The Irregulars by Jennet Conant

March 21, 2009 at 2:56 pm (Disconnected jottings) (, , , , , , , )

The Irregulars
by
Jennet Conant

Simon & Shuster © 2008 416 pps. $27.95 (Amazon $18.45)
A Review by Colin J. Edwards

Five weeks after my second birthday, at around 4 o’clock on a Saturday afternoon while having tea at my family home in London, Adolf Hitler exploded into my life. He decided to send 348 bombers – Heinkels, Dorniers and Junkers, plus 617 Messerschmitts forming a block 20 miles wide and filling 800 square miles of sky – to kill me. He didn’t succeed, but by the end of the war 60,000 British civilians were not so lucky. Until the middle of 1944 there were more British civilian deaths than military. I do not profess memory of the start of the Blitz, but I do remember the end of it – and the aftermath.
This experience makes me a sponge for anything to do with World War II – and there is never a shortage of subject matter.

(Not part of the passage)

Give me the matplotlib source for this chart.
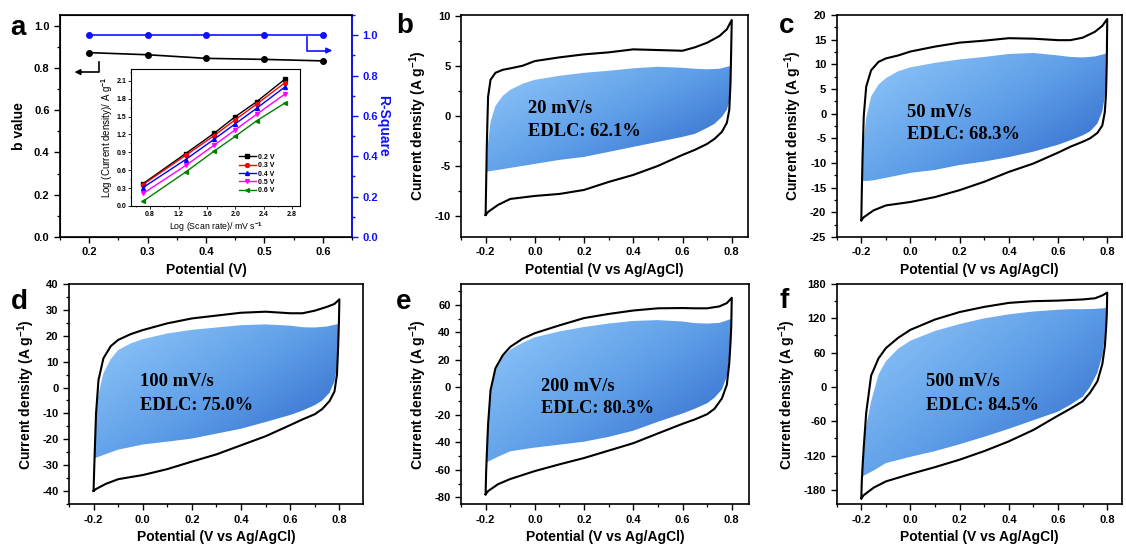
import numpy as np
import matplotlib
matplotlib.use('Agg')
import matplotlib.pyplot as plt
from matplotlib.patches import Polygon
from matplotlib.colors import LinearSegmentedColormap
from matplotlib.ticker import MultipleLocator

plt.rcParams['font.family'] = ['Liberation Sans', 'DejaVu Sans']
plt.rcParams['font.weight'] = 'bold'
plt.rcParams['axes.labelweight'] = 'bold'
plt.rcParams['axes.unicode_minus'] = False
plt.rcParams['mathtext.fontset'] = 'custom'
plt.rcParams['mathtext.rm'] = 'Liberation Sans'
plt.rcParams['mathtext.bf'] = 'Liberation Sans:bold'
plt.rcParams['mathtext.default'] = 'bf'

# ---------------- Panel a data ----------------
potential_a = [0.2, 0.3, 0.4, 0.5, 0.6]
b_value = [0.872, 0.862, 0.845, 0.840, 0.833]
r_square = [0.999, 0.999, 0.999, 0.999, 0.999]

log_scan_rate = [0.70, 1.30, 1.70, 2.00, 2.30, 2.70]
inset_labels = ['0.2 V', '0.3 V', '0.4 V', '0.5 V', '0.6 V']
log_j_02 = [0.376, 0.88, 1.22, 1.50, 1.75, 2.13]
log_j_03 = [0.36, 0.85, 1.18, 1.45, 1.71, 2.07]
log_j_04 = [0.31, 0.78, 1.12, 1.38, 1.64, 2.00]
log_j_05 = [0.21, 0.68, 1.02, 1.28, 1.54, 1.88]
log_j_06 = [0.08, 0.57, 0.92, 1.17, 1.43, 1.73]

# ---------------- CV data (panels b-f) ----------------
CV_UP_V = [-0.2, -0.198, -0.195, -0.19, -0.18, -0.16, -0.13, -0.1, -0.05, 0.0, 0.1,
           0.2, 0.3, 0.4, 0.5, 0.6, 0.65, 0.7, 0.75, 0.78, 0.8]
CV_DN_V = [0.8, 0.798, 0.795, 0.79, 0.78, 0.76, 0.73, 0.7, 0.65, 0.6, 0.5, 0.4,
           0.3, 0.2, 0.1, 0.0, -0.1, -0.15, -0.19, -0.2]
EDLC_UP_V = [-0.197, -0.195, -0.19, -0.18, -0.16, -0.13, -0.1, -0.05, 0.0, 0.1, 0.2,
             0.3, 0.4, 0.5, 0.6, 0.65, 0.7, 0.75, 0.797]
EDLC_DN_V = [0.797, 0.795, 0.79, 0.78, 0.76, 0.73, 0.7, 0.65, 0.6, 0.5, 0.4, 0.3,
             0.2, 0.1, 0.0, -0.1, -0.15, -0.19, -0.197]

cv_up_20 = [-9.9, -7.0, -2.8, 1.9, 3.6, 4.3, 4.6, 4.74, 5.0, 5.47, 5.84, 6.14, 6.34,
            6.64, 6.57, 6.5, 6.84, 7.3, 7.97, 8.64, 9.57]
cv_dn_20 = [9.57, 7.0, 3.3, 0.6, -0.7, -1.6, -2.3, -2.8, -3.4, -3.9, -5.0, -5.9, -6.6,
            -7.4, -7.8, -8.0, -8.3, -8.9, -9.6, -9.9]
edlc_up_20 = [-5.6, -4.7, -2.7, -0.6, 1.0, 2.0, 2.6, 3.2, 3.6, 4.0, 4.3, 4.5, 4.75,
              4.9, 4.8, 4.7, 4.65, 4.7, 5.0]
edlc_dn_20 = [5.0, 2.6, 1.4, 0.6, -0.1, -0.8, -1.2, -1.8, -2.1, -2.6, -3.1, -3.6, -4.1,
              -4.4, -4.8, -5.2, -5.4, -5.55, -5.6]

cv_up_50 = [-21.6, -16, -9, -0.5, 5.5, 8.8, 10.5, 11.2, 11.8, 12.6, 13.6, 14.4, 14.8,
            15.3, 15.2, 14.9, 14.9, 15.4, 16.6, 17.8, 19.2]
cv_dn_50 = [19.2, 10, 4, 0.3, -2.4, -3.9, -5.0, -5.7, -6.7, -7.9, -10.1, -11.8, -13.8,
            -15.5, -16.9, -17.9, -18.6, -19.6, -21.0, -21.6]
edlc_up_50 = [-13.7, -9.5, -5.5, -0.8, 3.5, 5.9, 7.2, 8.6, 9.4, 10.3, 11.0, 11.5, 12.1,
              12.3, 11.8, 11.5, 11.4, 11.6, 12.2]
edlc_dn_50 = [12.2, 7.0, 3.5, 0.5, -2.0, -3.6, -4.4, -5.4, -6.3, -7.7, -8.8, -9.7, -10.4,
              -11.4, -12.0, -13.0, -13.5, -13.7, -13.7]

cv_up_100 = [-39.9, -33, -24.2, -10, 2.9, 11.3, 16.0, 18.4, 20.6, 22.2, 24.8, 26.7, 27.8,
             28.9, 29.3, 28.7, 28.7, 29.7, 31.2, 32.3, 34.1]
cv_dn_100 = [34.1, 25, 16, 5, -1.5, -5.2, -8.3, -10.3, -12.3, -14.5, -18.8, -22.3, -25.8,
             -28.6, -31.5, -33.8, -35.4, -37.2, -39.2, -39.9]
edlc_up_100 = [-27.4, -17, -9, -2.5, 5.5, 11.0, 14.5, 17.0, 18.7, 20.9, 22.3, 23.2, 24.1,
               24.4, 23.9, 23.3, 23.2, 23.6, 24.6]
edlc_dn_100 = [24.6, 15, 8, 2.4, -2.0, -5.0, -6.8, -8.9, -10.6, -13.3, -15.9, -17.8, -19.7,
               -20.9, -22.0, -24.0, -25.7, -27.1, -27.4]

cv_up_200 = [-77.8, -62, -48, -27, -2, 14, 23.5, 29.5, 35.5, 39.5, 45.2, 50.5, 53.5, 56,
             57.6, 57.8, 57.6, 57.6, 59.0, 61.4, 65.3]
cv_dn_200 = [65.3, 45, 33, 18, 2, -8, -15.5, -19.5, -23.3, -26.5, -33.5, -40.6, -46.0,
             -51.4, -56.0, -60.9, -66.7, -70.5, -75.5, -77.8]
edlc_up_200 = [-54.8, -38, -20, -2, 12.5, 22.5, 27.5, 32.5, 36.5, 40.8, 44.0, 46.5, 48.4,
               49.0, 48.0, 46.8, 46.5, 47.0, 49.8]
edlc_dn_200 = [49.8, 38, 22, 8, -1.5, -7.5, -11.5, -15.5, -19.0, -25.0, -31.5, -36.0,
               -39.5, -41.7, -43.8, -46.5, -50.5, -54.0, -54.8]

cv_up_500 = [-194.6, -165, -140, -105, -45, 20, 50, 68, 86, 100, 118, 131, 140, 147, 150,
             151, 152, 153, 155, 160, 165]
cv_dn_500 = [165, 125, 100, 70, 40, 10, -10, -25, -38, -50, -75, -95, -112, -127, -140,
             -152, -165, -176, -189, -194.6]
edlc_up_500 = [-157.9, -130, -100, -68, -25, 22, 45, 67, 81, 98, 110, 120, 127, 132, 135,
               136, 136, 136.5, 138]
edlc_dn_500 = [138, 115, 88, 55, 25, 0, -17, -31, -43, -58, -73, -87, -100, -112, -122,
               -133, -146, -155, -157.9]

scan_labels = ['20 mV/s', '50 mV/s', '100 mV/s', '200 mV/s', '500 mV/s']
edlc_labels = ['EDLC: 62.1%', 'EDLC: 68.3%', 'EDLC: 75.0%', 'EDLC: 80.3%', 'EDLC: 84.5%']

# ---------------- Figure ----------------
W, H = 1126, 544
fig = plt.figure(figsize=(W / 100, H / 100), dpi=100)


def px_axes(l, r, t, b):
    return fig.add_axes([l / W, 1 - b / H, (r - l) / W, (b - t) / H])


def style(ax, lw=1.2):
    for s in ax.spines.values():
        s.set_linewidth(lw)
    ax.tick_params(which='major', direction='out', length=4, width=1.0, labelsize=8,
                   top=False, right=False)
    ax.tick_params(which='minor', direction='out', length=2.2, width=0.9,
                   top=False, right=False)
    for lab in ax.get_xticklabels() + ax.get_yticklabels():
        lab.set_fontweight('bold')


cmap = LinearSegmentedColormap.from_list('edlc', ['#93c9fa', '#5f9fe8', '#2a63c8'])


def gradient_fill(ax, xs, ys):
    poly = Polygon(np.column_stack([xs, ys]), closed=True, facecolor='none',
                   edgecolor='none', transform=ax.transData)
    ax.add_patch(poly)
    n = 200
    u = np.linspace(0, 1, n)
    U, V = np.meshgrid(u, u)
    G = 0.55 * U + 0.45 * (1 - V)
    im = ax.imshow(G, extent=(min(xs), max(xs), min(ys), max(ys)), origin='lower',
                   aspect='auto', cmap=cmap, vmin=0, vmax=1, zorder=1,
                   interpolation='bilinear')
    im.set_clip_path(poly)


# ---- panel a ----
axa = px_axes(60, 352, 15, 237)
axa.plot(potential_a, b_value, color='black', lw=1.2, marker='o', ms=4, zorder=3)
axa.set_xlim(0.15, 0.65)
axa.set_ylim(0, 1.05)
axa.xaxis.set_major_locator(MultipleLocator(0.1))
axa.xaxis.set_minor_locator(MultipleLocator(0.05))
axa.yaxis.set_major_locator(MultipleLocator(0.2))
axa.yaxis.set_minor_locator(MultipleLocator(0.1))
axa.set_xlabel('Potential (V)', fontsize=10, fontweight='bold')
axa.set_ylabel('b value', fontsize=10, fontweight='bold', labelpad=6)
style(axa)

axr = axa.twinx()
axr.plot(potential_a, r_square, color='#1010ff', lw=1.2, marker='o', ms=4)
axr.set_ylim(0, 1.1)
axr.yaxis.set_major_locator(MultipleLocator(0.2))
axr.yaxis.set_minor_locator(MultipleLocator(0.1))
axr.spines['right'].set_color('#1010ff')
axr.spines['right'].set_linewidth(1.2)
axr.tick_params(axis='y', which='both', colors='#1010ff', direction='out', labelsize=8,
                width=1.0)
axr.tick_params(axis='y', which='major', length=4)
axr.tick_params(axis='y', which='minor', length=2.2)
for lab in axr.get_yticklabels():
    lab.set_fontweight('bold')
axr.set_ylabel('R-Square', color='#1010ff', fontsize=10, fontweight='bold',
               rotation=270, labelpad=9)

# arrows in panel a
axa.plot([0.217, 0.217, 0.18], [0.827, 0.78, 0.78], color='black', lw=1.2)
axa.annotate('', xy=(0.170, 0.78), xytext=(0.19, 0.78),
             arrowprops=dict(arrowstyle='-|>', color='black', lw=1.2, mutation_scale=8))
axa.plot([0.5725, 0.5725, 0.61], [0.944, 0.882, 0.882], color='#1010ff', lw=1.2)
axa.annotate('', xy=(0.621, 0.882), xytext=(0.60, 0.882),
             arrowprops=dict(arrowstyle='-|>', color='#1010ff', lw=1.2, mutation_scale=8))

# inset
axi = px_axes(131, 300, 69.5, 206)
inset_series = [log_j_02, log_j_03, log_j_04, log_j_05, log_j_06]
inset_colors = ['black', 'red', 'blue', '#ff00ff', 'green']
inset_markers = ['s', 'o', '^', 'v', '<']
for ys, c, m, lab in zip(inset_series, inset_colors, inset_markers, inset_labels):
    axi.plot(log_scan_rate, ys, color=c, marker=m, ms=2.8, lw=1.0, label=lab)
axi.set_xlim(0.53, 2.91)
axi.set_ylim(0, 2.29)
axi.xaxis.set_major_locator(MultipleLocator(0.4))
axi.xaxis.set_minor_locator(MultipleLocator(0.2))
axi.yaxis.set_major_locator(MultipleLocator(0.3))
axi.yaxis.set_minor_locator(MultipleLocator(0.15))
for s in axi.spines.values():
    s.set_linewidth(0.8)
axi.tick_params(which='major', direction='out', length=2, width=0.6, labelsize=5, pad=1.5)
axi.tick_params(which='minor', direction='out', length=1, width=0.5)
axi.set_xlabel('Log (Scan rate)/ mV s$^{-1}$', fontsize=6.3, fontweight='normal',
               labelpad=2)
axi.set_ylabel('Log (Current density)/ A g$^{-1}$', fontsize=7, fontweight='normal',
               labelpad=1)
axi.legend(loc='lower right', bbox_to_anchor=(0.88, 0.05), fontsize=5, frameon=False,
           handlelength=2.4, labelspacing=0.2, borderpad=0.2, handletextpad=0.4)

# ---- CV panels ----
cv_panels = [
    ((461, 748, 15, 237), (-0.3, 0.866), (-12.1, 10.07), 5, 2.5,
     cv_up_20, cv_dn_20, edlc_up_20, edlc_dn_20, (0.233, 0.581, 0.477)),
    ((836.7, 1122, 15, 237), (-0.3, 0.86), (-25, 20), 5, 2.5,
     cv_up_50, cv_dn_50, edlc_up_50, edlc_dn_50, (0.245, 0.56, 0.46)),
    ((69, 363, 284, 504.3), (-0.3, 0.896), (-45.1, 40), 10, 5,
     cv_up_100, cv_dn_100, edlc_up_100, edlc_dn_100, (0.24, 0.556, 0.45)),
    ((461, 749, 284, 504.3), (-0.3, 0.87), (-85.1, 75.3), 20, 10,
     cv_up_200, cv_dn_200, edlc_up_200, edlc_dn_200, (0.278, 0.533, 0.436)),
    ((836.7, 1122, 284, 504.3), (-0.3, 0.86), (-205, 180), 60, 30,
     cv_up_500, cv_dn_500, edlc_up_500, edlc_dn_500, (0.313, 0.556, 0.45)),
]

for i, (box, xl, yl, ymaj, ymin_, up, dn, eup, edn, tpos) in enumerate(cv_panels):
    ax = px_axes(*box)
    gradient_fill(ax, EDLC_UP_V + EDLC_DN_V, eup + edn)
    ax.plot(CV_UP_V + CV_DN_V, up + dn, color='black', lw=1.5, zorder=3)
    ax.set_xlim(*xl)
    ax.set_ylim(*yl)
    ax.xaxis.set_major_locator(MultipleLocator(0.2))
    ax.xaxis.set_minor_locator(MultipleLocator(0.1))
    ax.yaxis.set_major_locator(MultipleLocator(ymaj))
    ax.yaxis.set_minor_locator(MultipleLocator(ymin_))
    ax.set_xlabel('Potential (V vs Ag/AgCl)', fontsize=10, fontweight='bold')
    ax.set_ylabel('Current density (A g$^{-1}$)', fontsize=10, fontweight='bold')
    style(ax)
    tx, ty1, ty2 = tpos
    ax.text(tx, ty1, scan_labels[i], transform=ax.transAxes, fontsize=13.3,
            fontfamily='Liberation Serif', fontweight='bold', va='center', ha='left',
            zorder=5)
    ax.text(tx, ty2, edlc_labels[i], transform=ax.transAxes, fontsize=13.3,
            fontfamily='Liberation Serif', fontweight='bold', va='center', ha='left',
            zorder=5)

# panel letters
for letter, x, y in [('a', 10, 35), ('b', 396, 33), ('c', 779, 33),
                     ('d', 11, 309), ('e', 396, 309), ('f', 779, 308)]:
    fig.text(x / W, 1 - y / H, letter, fontsize=20, fontweight='bold', va='baseline',
             ha='left')

fig.savefig('out.png', dpi=100)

My latest read has been Jennet Conant’s The Irregulars.
I found Conant’s work engrossing. I had difficulty putting it down and almost read it at a sitting. The work is essentially a biography of Roald Dahl. Had it been advertised as such, it would have never left the store as I always found his writing a little quirky. But it is so much more than that. It is the story of a very attractive, wounded flying ace (Roald Dahl), who is sent to the British Embassy in Washington in 1942.
He graduates from Air Attaché to intelligence agent whose sole purpose is to infiltrate the rarefied air of Georgetown society and use it as a springboard into US government circles. He achieves this by wooing the women and wowing the men with the ultimate aim of influencing decisions in England’s favor.
In the process of depicting this, Conant introduces us to everybody who is anybody in World War II America. Dahl’s nefarious sexual exploits are described with dignity and charm, and are never sordid. According to Conant, all of the agents were extremely handsome and charming, which tended to pall over time. But then; perhaps they were. This story of deceit, duplicity and moral ambiguity is meticulously researched and beautifully written, and I will certainly be seeking out other work by this very talented lady.
If it never occurred to you that Great Britain had spies in America during the Second World War, I urge you to read this and be amazed. Whether you invest $18.45 in Amazon, or borrow it from your local library, get this book. You will not regret it.